Re: Depression & dysfunctional family

Even if people say they really really love someone and it does not matter. But the point is it matters, when it comes to make decision they will leave if the girl is super nice but from dysfunctional family.

Re: Depression & dysfunctional family

Well sometimes coming from a dysfunctional family can cause personality disorders and for some guys that can be overwhelming.

Re: Depression & dysfunctional family

Then how do you deal with your own family situation? How do you make it better?

Re: Depression & dysfunctional family

That’s your own responsibility.

Re: Depression & dysfunctional family

I think we all have dysfuntional families, some less, some more & we all go through depression in our lives at some stage again some less, some more.

The point is these things doesn’t make anyone “achoot” that no one should marry them or should run away from them. May be they have more idea about life that how chitty it can get & how to tackle these problems than others who have lived goody goody/happy happy life (which is next to impossible in this imperfect world). I think people need to change this attitude of going & looking for perfection because thats impoosible, no one is perfect.

If depression or dysfunctional family of someone is a deal breaker then thats mere stupidity. You never know whats in the future. What if someone gets married with someone from decent family & of sound mind & things still dont work out for them & they get depression afterwards & end up raising a dysfunctional family? I have seen families like that.

Re: Depression & dysfunctional family

What is the definition of a ‘dysfunctional family’?

Re: Depression & dysfunctional family

Varies from person to person/ family to family I think. What is dysfunctional for me might be normal for someone else.

Re: Depression & dysfunctional family

Isn’t it a disservice to your future kids if you aren’t well?

Re: Depression & dysfunctional family

No one can say that for sure. What if someone with sound mind wouldn’t be able to raise her kids well? & its not like depression stays forever.

And I always see people saying depressed people wont be able to raise their kids well what about obese people? Are they physically active & healthy enough to reproduce, breast feed & raise a child?

Why someones mental health is of more concern than someones physical health?

Re: Depression & dysfunctional family

If obesity can lead you to commit suicide then sure, lets ban obese marriages as well.

Re: Depression & dysfunctional family

Its not about banning, depression can be reduced just like obesity. Well in this other forum I read about this NUST engineer commiting suicide because of unemployment.

Re: Depression & dysfunctional family

  1. Hell yes it is a dealbreaker. I have spent all my life dealing with a dysfunctional family, so there is no way I’ll marry someone who belongs to one and on top of that cannot even stand up to them.

  2. This is going to be a gray area for me. Depression can get pretty bad and ~love~ can only do so much. It’s not that some people do not deserve love because they are too “difficult” but sometimes they have to heal themselves with other methods because a relationship is going to be work. Both sides will have to bring something to it, and if someone is emotionally unavailable it will create a problem. Sometimes a relationships can be too much for something suffering from mental illness to deal with. So, it is going to depend on the person and how self aware they are about their ability to be in a relationship.

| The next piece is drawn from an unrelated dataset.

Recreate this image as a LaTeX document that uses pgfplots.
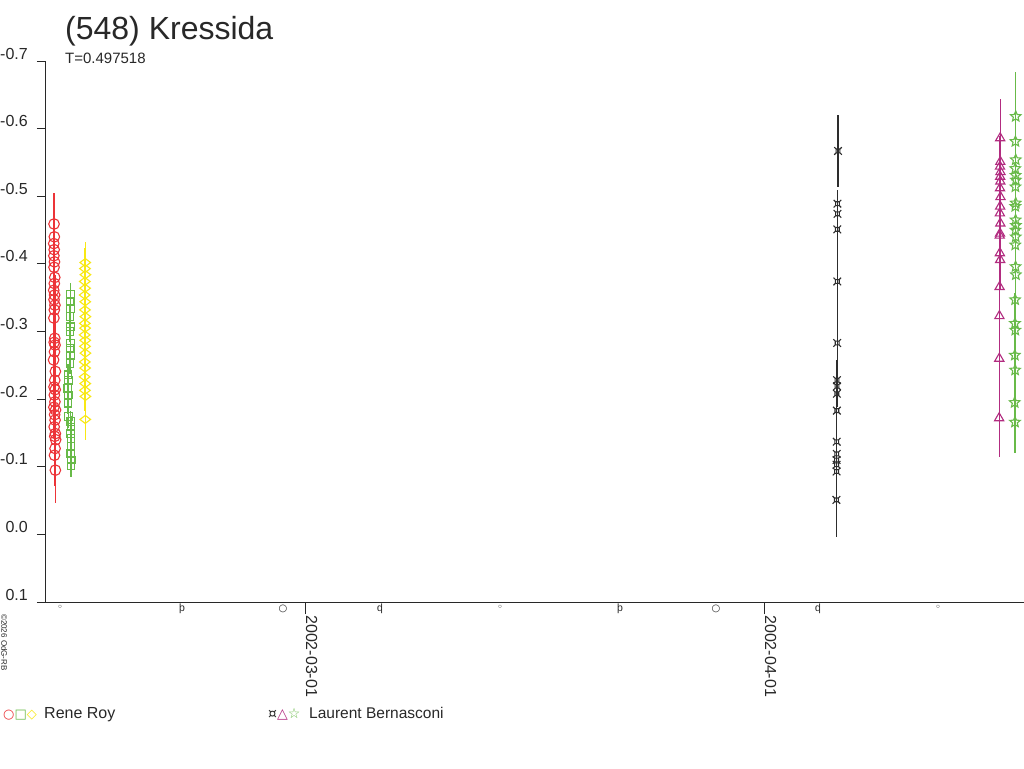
\documentclass[border=0pt]{standalone}
\usepackage{pgfplots}
\usepackage{pgfplotstable}
\pgfplotsset{compat=1.18}
\usepackage{fontspec}
\setmainfont{Liberation Sans}
\newfontfamily\dejavu{DejaVu Sans}
\usepackage{graphicx}

\definecolor{cred}{RGB}{236,52,56}
\definecolor{cgreen}{RGB}{104,186,72}
\definecolor{cyellow}{RGB}{248,232,20}
\definecolor{cblack}{RGB}{45,45,45}
\definecolor{cmag}{RGB}{178,44,128}
\definecolor{axgray}{RGB}{40,40,40}

\pgfdeclareplotmark{curr}{%
  \pgfpathrectangle{\pgfqpoint{-0.5\pgfplotmarksize}{-0.5\pgfplotmarksize}}{\pgfqpoint{1.0\pgfplotmarksize}{1.0\pgfplotmarksize}}%
  \pgfpathmoveto{\pgfqpoint{-\pgfplotmarksize}{-\pgfplotmarksize}}\pgfpathlineto{\pgfqpoint{-0.5\pgfplotmarksize}{-0.5\pgfplotmarksize}}%
  \pgfpathmoveto{\pgfqpoint{\pgfplotmarksize}{-\pgfplotmarksize}}\pgfpathlineto{\pgfqpoint{0.5\pgfplotmarksize}{-0.5\pgfplotmarksize}}%
  \pgfpathmoveto{\pgfqpoint{-\pgfplotmarksize}{\pgfplotmarksize}}\pgfpathlineto{\pgfqpoint{-0.5\pgfplotmarksize}{0.5\pgfplotmarksize}}%
  \pgfpathmoveto{\pgfqpoint{\pgfplotmarksize}{\pgfplotmarksize}}\pgfpathlineto{\pgfqpoint{0.5\pgfplotmarksize}{0.5\pgfplotmarksize}}%
  \pgfusepathqstroke}
\pgfdeclareplotmark{ostar}{%
  \pgfpathmoveto{\pgfqpoint{0pt}{\pgfplotmarksize}}%
  \pgfpathlineto{\pgfqpoint{0.2645\pgfplotmarksize}{0.364\pgfplotmarksize}}%
  \pgfpathlineto{\pgfqpoint{0.951\pgfplotmarksize}{0.309\pgfplotmarksize}}%
  \pgfpathlineto{\pgfqpoint{0.428\pgfplotmarksize}{-0.139\pgfplotmarksize}}%
  \pgfpathlineto{\pgfqpoint{0.588\pgfplotmarksize}{-0.809\pgfplotmarksize}}%
  \pgfpathlineto{\pgfqpoint{0pt}{-0.45\pgfplotmarksize}}%
  \pgfpathlineto{\pgfqpoint{-0.588\pgfplotmarksize}{-0.809\pgfplotmarksize}}%
  \pgfpathlineto{\pgfqpoint{-0.428\pgfplotmarksize}{-0.139\pgfplotmarksize}}%
  \pgfpathlineto{\pgfqpoint{-0.951\pgfplotmarksize}{0.309\pgfplotmarksize}}%
  \pgfpathlineto{\pgfqpoint{-0.2645\pgfplotmarksize}{0.364\pgfplotmarksize}}%
  \pgfpathclose\pgfusepathqstroke}

% Rene Roy, red circles
\pgfplotstableread{
x y e
-16.95 -0.459 0.046
-16.93 -0.440 0.045
-16.97 -0.430 0.045
-16.94 -0.421 0.045
-16.96 -0.412 0.045
-16.92 -0.403 0.045
-16.95 -0.395 0.045
-16.90 -0.380 0.045
-16.93 -0.371 0.045
-16.97 -0.361 0.045
-16.91 -0.354 0.045
-16.95 -0.347 0.045
-16.89 -0.339 0.045
-16.93 -0.332 0.045
-16.96 -0.320 0.045
-16.90 -0.290 0.045
-16.94 -0.284 0.045
-16.88 -0.280 0.045
-16.92 -0.270 0.045
-16.98 -0.258 0.045
-16.86 -0.241 0.045
-16.90 -0.228 0.045
-16.95 -0.218 0.045
-16.87 -0.214 0.045
-16.93 -0.206 0.045
-16.89 -0.196 0.045
-16.96 -0.188 0.045
-16.85 -0.184 0.045
-16.91 -0.177 0.045
-16.88 -0.169 0.045
-16.94 -0.159 0.045
-16.86 -0.149 0.045
-16.90 -0.145 0.045
-16.84 -0.140 0.045
-16.88 -0.127 0.045
-16.92 -0.117 0.045
-16.86 -0.095 0.048
}\tred
% Rene Roy, green squares
\pgfplotstableread{
x y e
-15.84 -0.355 0.016
-15.86 -0.344 0.016
-15.83 -0.334 0.016
-15.87 -0.322 0.016
-15.85 -0.307 0.016
-15.88 -0.300 0.016
-15.84 -0.283 0.016
-15.86 -0.275 0.016
-15.83 -0.265 0.016
-15.87 -0.253 0.016
-16.00 -0.236 0.016
-15.98 -0.228 0.016
-16.02 -0.216 0.016
-15.99 -0.206 0.016
-16.01 -0.194 0.016
-15.97 -0.174 0.016
-15.82 -0.167 0.016
-15.80 -0.159 0.016
-15.83 -0.149 0.016
-15.81 -0.142 0.016
-15.80 -0.130 0.016
-15.82 -0.120 0.016
-15.79 -0.110 0.016
-15.81 -0.101 0.016
}\tgreen
% Rene Roy, yellow diamonds
\pgfplotstableread{
x y e
-14.84 -0.402 0.030
-14.86 -0.393 0.030
-14.83 -0.384 0.030
-14.87 -0.374 0.030
-14.85 -0.364 0.030
-14.88 -0.354 0.030
-14.84 -0.344 0.030
-14.86 -0.332 0.030
-14.83 -0.322 0.030
-14.87 -0.312 0.030
-14.85 -0.305 0.030
-14.88 -0.295 0.030
-14.84 -0.287 0.030
-14.86 -0.278 0.030
-14.83 -0.268 0.030
-14.87 -0.255 0.030
-14.85 -0.246 0.030
-14.88 -0.233 0.030
-14.84 -0.223 0.030
-14.86 -0.213 0.030
-14.83 -0.204 0.030
-14.84 -0.170 0.030
}\tyellow
% Laurent Bernasconi, black
\pgfplotstableread{
x y e
36.00 -0.567 0.053
35.96 -0.489 0.020
35.96 -0.474 0.028
35.95 -0.451 0.032
35.95 -0.374 0.050
35.94 -0.283 0.050
35.93 -0.228 0.030
35.93 -0.219 0.030
35.92 -0.208 0.030
35.92 -0.183 0.030
35.91 -0.137 0.030
35.91 -0.119 0.030
35.90 -0.110 0.030
35.90 -0.103 0.030
35.90 -0.093 0.030
35.89 -0.051 0.055
}\tblack
% Laurent Bernasconi, magenta triangles
\pgfplotstableread{
x y e
46.95 -0.586 0.058
46.96 -0.551 0.045
46.94 -0.544 0.045
46.97 -0.536 0.045
46.95 -0.529 0.045
46.96 -0.522 0.045
46.94 -0.512 0.045
46.97 -0.499 0.045
46.95 -0.485 0.045
46.93 -0.475 0.045
46.96 -0.460 0.045
46.94 -0.445 0.045
46.92 -0.442 0.045
46.93 -0.416 0.045
46.95 -0.406 0.045
46.91 -0.366 0.058
46.90 -0.323 0.058
46.89 -0.260 0.058
46.88 -0.172 0.058
}\tmag
% Laurent Bernasconi, green stars
\pgfplotstableread{
x y e
48.00 -0.618 0.066
47.98 -0.581 0.045
48.00 -0.554 0.045
47.97 -0.541 0.045
47.99 -0.531 0.045
48.01 -0.524 0.045
47.98 -0.514 0.045
48.00 -0.490 0.045
47.97 -0.485 0.045
47.99 -0.465 0.045
48.01 -0.457 0.045
47.98 -0.450 0.045
48.00 -0.440 0.045
47.97 -0.428 0.045
47.99 -0.396 0.045
48.01 -0.384 0.045
47.96 -0.347 0.045
47.95 -0.312 0.045
47.97 -0.302 0.045
47.94 -0.265 0.045
47.96 -0.243 0.045
47.93 -0.195 0.045
47.95 -0.166 0.045
}\tstar

\newcommand\datelab[2]{\node[rotate=-90, anchor=base west, inner sep=0pt, text=axgray, font=\fontsize{16}{16}\selectfont] at ([xshift=1pt,yshift=-13pt]axis cs:#1,0.1) {#2};}
\newcommand\newmoon[1]{\node[anchor=north, inner sep=0pt, text=axgray, font=\dejavu\fontsize{10}{10}\selectfont] at ([yshift=-3pt]axis cs:#1,0.1) {◦};}
\newcommand\fullmoon[1]{\node[anchor=north, inner sep=0pt, text=axgray, font=\dejavu\fontsize{10}{10}\selectfont] at ([yshift=-3pt]axis cs:#1,0.1) {○};}
\newcommand\firstq[1]{\node[anchor=north, inner sep=0pt, text=axgray, font=\fontsize{10.5}{10.5}\selectfont] at ([yshift=-2pt]axis cs:#1,0.1) {þ};}
\newcommand\lastq[1]{\node[anchor=north, inner sep=0pt, text=axgray, font=\fontsize{10.5}{10.5}\selectfont] at ([yshift=-2pt]axis cs:#1,0.1) {\reflectbox{þ}};}

\begin{document}
\begin{tikzpicture}[x=1pt,y=1pt]
\path[use as bounding box, fill=white] (0,0) rectangle (1024,768);
\begin{axis}[
  at={(45pt,166pt)}, anchor=south west,
  scale only axis, width=979pt, height=541pt,
  xmin=-17.56, xmax=48.56, ymin=-0.7, ymax=0.1, y dir=reverse,
  axis x line=bottom, axis y line=left,
  axis line style={-, draw=axgray, line width=1pt},
  tick style={draw=axgray, line width=1pt},
  tick align=outside, major tick length=8pt,
  xtick=\empty,
  extra x ticks={0,31},
  extra x tick style={major tick length=12pt, xticklabels={}},
  ytick={-0.7,-0.6,-0.5,-0.4,-0.3,-0.2,-0.1,0.0,0.1},
  yticklabels={-0.7,-0.6,-0.5,-0.4,-0.3,-0.2,-0.1,0.0,0.1},
  yticklabel style={font=\fontsize{16}{16}\selectfont, text=axgray, anchor=base east, inner sep=0pt, xshift=-9pt, yshift=2pt},
  clip=false,
]
\addplot[only marks, mark=o, mark size=5.3pt, cred, line width=1.1pt,
  error bars/.cd, y dir=both, y explicit, error mark=none, error bar style={line width=1.2pt, cred}]
  table[x=x, y=y, y error=e] {\tred};
\addplot[only marks, mark=square, mark size=3.8pt, cgreen, line width=1.1pt,
  error bars/.cd, y dir=both, y explicit, error mark=none, error bar style={line width=1.2pt, cgreen}]
  table[x=x, y=y, y error=e] {\tgreen};
\addplot[only marks, mark=diamond, mark size=5.3pt, mark options={rotate=90}, cyellow, line width=1.1pt,
  error bars/.cd, y dir=both, y explicit, error mark=none, error bar style={line width=1.2pt, cyellow}]
  table[x=x, y=y, y error=e] {\tyellow};
\addplot[only marks, mark=curr, mark size=3.8pt, cblack, line width=1.1pt,
  error bars/.cd, y dir=both, y explicit, error mark=none, error bar style={line width=1.2pt, cblack}]
  table[x=x, y=y, y error=e] {\tblack};
\addplot[only marks, mark=triangle, mark size=5.3pt, cmag, line width=1.1pt,
  error bars/.cd, y dir=both, y explicit, error mark=none, error bar style={line width=1.2pt, cmag}]
  table[x=x, y=y, y error=e] {\tmag};
\addplot[only marks, mark=ostar, mark size=5.5pt, cgreen, line width=1.1pt,
  error bars/.cd, y dir=both, y explicit, error mark=none, error bar style={line width=1.2pt, cgreen}]
  table[x=x, y=y, y error=e] {\tstar};

\datelab{0}{2002-03-01}
\datelab{31}{2002-04-01}
\newmoon{-16.55}\newmoon{13.17}\newmoon{42.75}
\fullmoon{-1.49}\fullmoon{27.76}
\firstq{-8.31}\firstq{21.28}
\lastq{5.07}\lastq{34.65}
\end{axis}

% titles
\node[anchor=base west, inner sep=0pt, text=axgray, font=\fontsize{32}{32}\selectfont] at (65,728) {(548) Kressida};
\node[anchor=base west, inner sep=0pt, text=axgray, font=\fontsize{15}{15}\selectfont] at (65,704) {T=0.497518};
% copyright
\node[rotate=-90, anchor=base west, inner sep=0pt, text=axgray, font=\fontsize{8}{8}\selectfont] at (1.5,154) {©2026 OdG-RB};
% legend
\node[anchor=base west, inner sep=0pt, font=\dejavu\fontsize{13}{13}\selectfont] at (3,50) {\textcolor{cred}{○}\textcolor{cgreen}{□}\textcolor{cyellow}{◇}};
\node[anchor=base west, inner sep=0pt, text=axgray, font=\fontsize{16}{16}\selectfont] at (44,50) {Rene Roy};
\node[anchor=base west, inner sep=0pt, font=\dejavu\fontsize{14}{14}\selectfont] at (268,50) {\textcolor{cblack}{¤}\textcolor{cmag}{△}\textcolor{cgreen}{☆}};
\node[anchor=base west, inner sep=0pt, text=axgray, font=\fontsize{15.5}{16}\selectfont] at (309,50) {Laurent Bernasconi};
\end{tikzpicture}
\end{document}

Re: Depression & dysfunctional family

ANYONE can develop depression. What is the guarantee that you or I won’t?
However, if I’m being completely honest, don’t know how I would react if I was in that situation. It would depend on other factors and how interested I was in the guy - if I really liked him and this was the only thing I may well overlook it. If I was unsure about him, it may just tip the balance the other way.

Re: dysfunctional family - if they had a lot of input into his (and therefore my!) life, it’d definitely be a deal-breaker. If they did their own thing, without much intervening, I’d consider it very carefully.